And the LOTW Runners Up...
Honorable mention goes to lawyers from Shook, Hardy & Bacon; Dechert; O'Melveny & Myers; Quinn Emanuel; Pepper Hamilton; Nixon Peabody; Mayer Brown; Norton Rose and Gibson Dunn.
October 04, 2019 at 02:31 PM
3 minute read
Our runners up for Litigator of the Week include Shook, Hardy & Bacon's Hildy Sastre and Jon Strongman. They successfully defended Sanofi-Aventis in the first bellwether trial over the chemotherapy drug Taxotere. After a two-week trial, federal jury in New Orleans deliberated for less than two hours before siding with the defense across the board in the closely-watched test case.

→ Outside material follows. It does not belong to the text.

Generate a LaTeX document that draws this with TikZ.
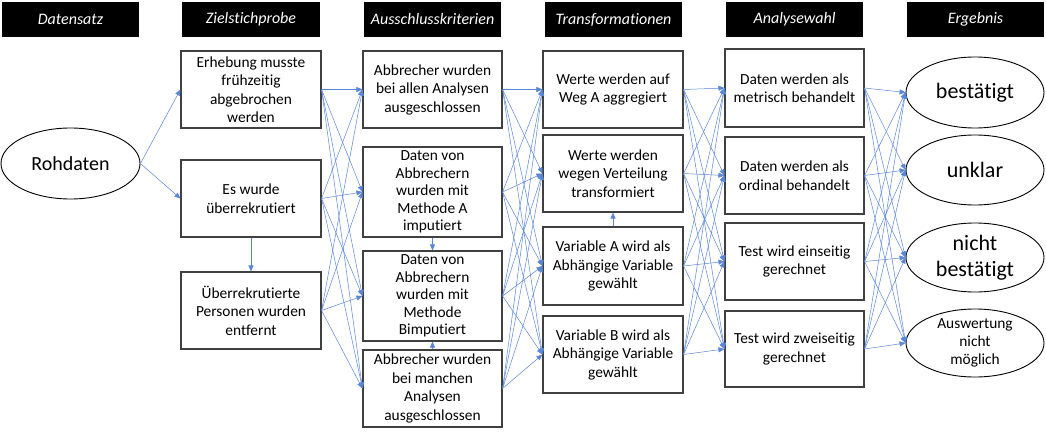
\documentclass[tikz,border=0pt]{standalone}
\usepackage{fontspec}
\setmainfont{Carlito}[Ligatures={NoCommon}]
\usetikzlibrary{arrows.meta,shapes.geometric}
\definecolor{arr}{HTML}{5A86D6}
\definecolor{boxline}{HTML}{404040}
\begin{document}
\begin{tikzpicture}[x=1pt,y=-1pt,
 hdr/.style={fill=black,inner sep=0pt,text=white,font=\fontsize{16}{18}\selectfont\itshape,minimum width=137pt,minimum height=35pt},
 box/.style={draw=boxline,line width=1.1pt,fill=white,inner sep=0pt,align=center,font=\fontsize{15.4}{18.5}\selectfont,minimum width=140pt,minimum height=77pt},
 ell/.style={ellipse,draw=black,line width=0.9pt,fill=white,inner sep=0pt,minimum width=138pt,minimum height=71pt},
 big/.style={align=center,font=\fontsize{22}{26}\selectfont,inner sep=0pt},
 small/.style={align=center,font=\fontsize{15.4}{18}\selectfont,inner sep=0pt},
 con/.style={draw=arr,line width=0.5pt,-{Triangle[length=6pt,width=5pt]}}
]
\useasboundingbox (0,0) rectangle (1046,436);
% headers
\node[hdr] (h1) at (70.5,19.5) {Datensatz};
\node[hdr,minimum width=138pt] (h2) at (251,19.5) {Zielstichprobe};
\node[hdr] (h3) at (432.5,19.5) {Ausschlusskriterien};
\node[hdr] (h4) at (613.5,19.5) {Transformationen};
\node[hdr] (h5) at (794.5,19.5) {Analysewahl};
\node[hdr] (h6) at (975.5,19.5) {Ergebnis};
% Datensatz
\node[ell,minimum width=139pt,minimum height=71pt,label={[big,font=\fontsize{20}{24}\selectfont]center:Rohdaten}] (rd) at (70.5,163.5) {};
% Zielstichprobe
\node[box] (z1) at (251,89.5) {Erhebung musste\\frühzeitig\\abgebrochen\\werden};
\node[box] (z2) at (251,198.5) {Es wurde\\überrekrutiert};
\node[box] (z3) at (251,310.5) {Überrekrutierte\\Personen wurden\\entfernt};
% Ausschlusskriterien
\node[box,minimum width=139pt] (a1) at (432.5,89.5) {Abbrecher wurden\\bei allen Analysen\\ausgeschlossen};
\node[box,minimum width=139pt,minimum height=90pt,font=\fontsize{15.4}{17.6}\selectfont] (a2) at (432.5,192) {Daten von\\Abbrechern\\wurden mit\\Methode A\\imputiert};
\node[box,minimum width=139pt,minimum height=90pt,font=\fontsize{15.4}{17.6}\selectfont] (a3) at (432.5,296) {Daten von\\Abbrechern\\wurden mit\\Methode\\Bimputiert};
\node[box,minimum width=139pt] (a4) at (432.5,388.5) {Abbrecher wurden\\bei manchen\\Analysen\\ausgeschlossen};
% Transformationen
\node[box] (t1) at (613,89.5) {Werte werden auf\\Weg A aggregiert};
\node[box] (t2) at (613,173.5) {Werte werden\\wegen Verteilung\\transformiert};
\node[box,minimum height=78pt] (t3) at (613,266) {Variable A wird als\\Abhängige Variable\\gewählt};
\node[box] (t4) at (613,354.5) {Variable B wird als\\Abhängige Variable\\gewählt};
% Analysewahl
\node[box,minimum width=139pt,minimum height=78pt] (w1) at (794.5,88) {Daten werden als\\metrisch behandelt};
\node[box,minimum width=139pt] (w2) at (794.5,175.5) {Daten werden als\\ordinal behandelt};
\node[box,minimum width=139pt] (w3) at (794.5,261.5) {Test wird einseitig\\gerechnet};
\node[box,minimum width=139pt,minimum height=76pt] (w4) at (794.5,349) {Test wird zweiseitig\\gerechnet};
% Ergebnis
\node[ell,label={[big]center:bestätigt}] (e1) at (975,92.5) {};
\node[ell,minimum height=70pt,label={[big]center:unklar}] (e2) at (975,170) {};
\node[ell,minimum height=69pt,label={[big]center:nicht\\bestätigt}] (e3) at (975,257.5) {};
\node[ell,minimum height=68pt,label={[small]center:Auswertung\\nicht\\möglich}] (e4) at (975,343) {};
% connectors
\draw[con] (rd.east) -- (z1.west);
\draw[con] (rd.east) -- (z2.west);
\draw[con] (z2.south) -- (z3.north);
\draw[con] (a2.south) -- (a3.north);
\draw[con] (a4.north) -- (a3.south);
\draw[con] (t3.north) -- (t2.south);
\foreach \s in {z1,z2,z3}{\foreach \d in {a1,a2,a3,a4}{\draw[con] (\s.east) -- (\d.west);}}
\foreach \s in {a1,a2,a3,a4}{\foreach \d in {t1,t2,t3,t4}{\draw[con] (\s.east) -- (\d.west);}}
\foreach \s in {t1,t2,t3,t4}{\foreach \d in {w1,w2,w3,w4}{\draw[con] (\s.east) -- (\d.west);}}
\foreach \s in {w1,w2,w3,w4}{\foreach \d in {e1,e2,e3,e4}{\draw[con] (\s.east) -- (\d.west);}}
\end{tikzpicture}
\end{document}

A team of Dechert lawyers led by partners Dennis Hranitzky and Michael McGinley won a significant alter-ego decision in the Southern District of New York against the Republic of Moldova and gas distribution company AO Moldovagaz. Dechert's client, Gater Assets, is seeking to enforce a judgment now worth $30 million that Lloyd's Underwriters obtained against Moldovagaz and Moldova in 2000.
O'Melveny & Myers partner Abby Rudzin got a putative securities class action in the Southern District of New York dismissed with prejudice against online game developer Shanda Games and its current and former officers and directors. The claims were in connection with a 2015 going-private transaction. That's not all. Rudzin in the past week also got a putative securities class in the SDNY dismissed with prejudice against Skechers USA and its CEO and COO.
Quinn Emanuel Urquhart & Sullivan's Tara Lee and Robert Raskopf persuaded U.S. District Judge Reggie Walton in D.C. to dismiss claims of "hot news appropriation" and copyright infringement against media giant Bloomberg by The Capitol Forum. Cap Forum argued that Bloomberg reporters summarized its copyrighted reports in their articles, and induced its subscribers to commit copyright violations.
Also at Quinn Emanuel, partner Derek Shaffer on behalf of Americans for Prosperity persuaded a federal judge in New Jersey that the state may not enforce a new law requiring disclosure of certain "dark money" campaign contributions pending a First Amendment challenge.
Pepper Hamilton lawyers led by partner Marion Hack convinced an Orange County, California jury to reject a $100 million claim against their clients URS and AECOM, and to award the engineering design firm $5 million. The fight with Atkinson/Walsh was over contracts related to a $1.2 billion project to improve California's State Route 91.
Nixon Peabody partners Staci J. Riordan and Kristin Jamberdino led a team in getting allegations of trademark infringement, unfair competition and false designation of origin, copyright infringement, and unjust enrichment dismissed with prejudice against fashion retailer Express, LLC.
Mayer Brown's Carmine Zarlenga and Norton Rose Fulbright's Saul Perloff scored a $31 million jury verdict on behalf of two flange makers in a false advertising and unfair competition suit. (See my prior story on the case here.)
And last week's winner Randy Mastro of Gibson, Dunn & Crutcher notched another win, this one a pro bono effort on behalf of good government group Citizens Union (of which he happens to be the chair). Their suit challenged two provisions of a 2016 state law that compelled the public disclosure of nonprofit donor information as unconstitutional. SDNY Judge Denise Cote stuck down the law on First Amendment grounds.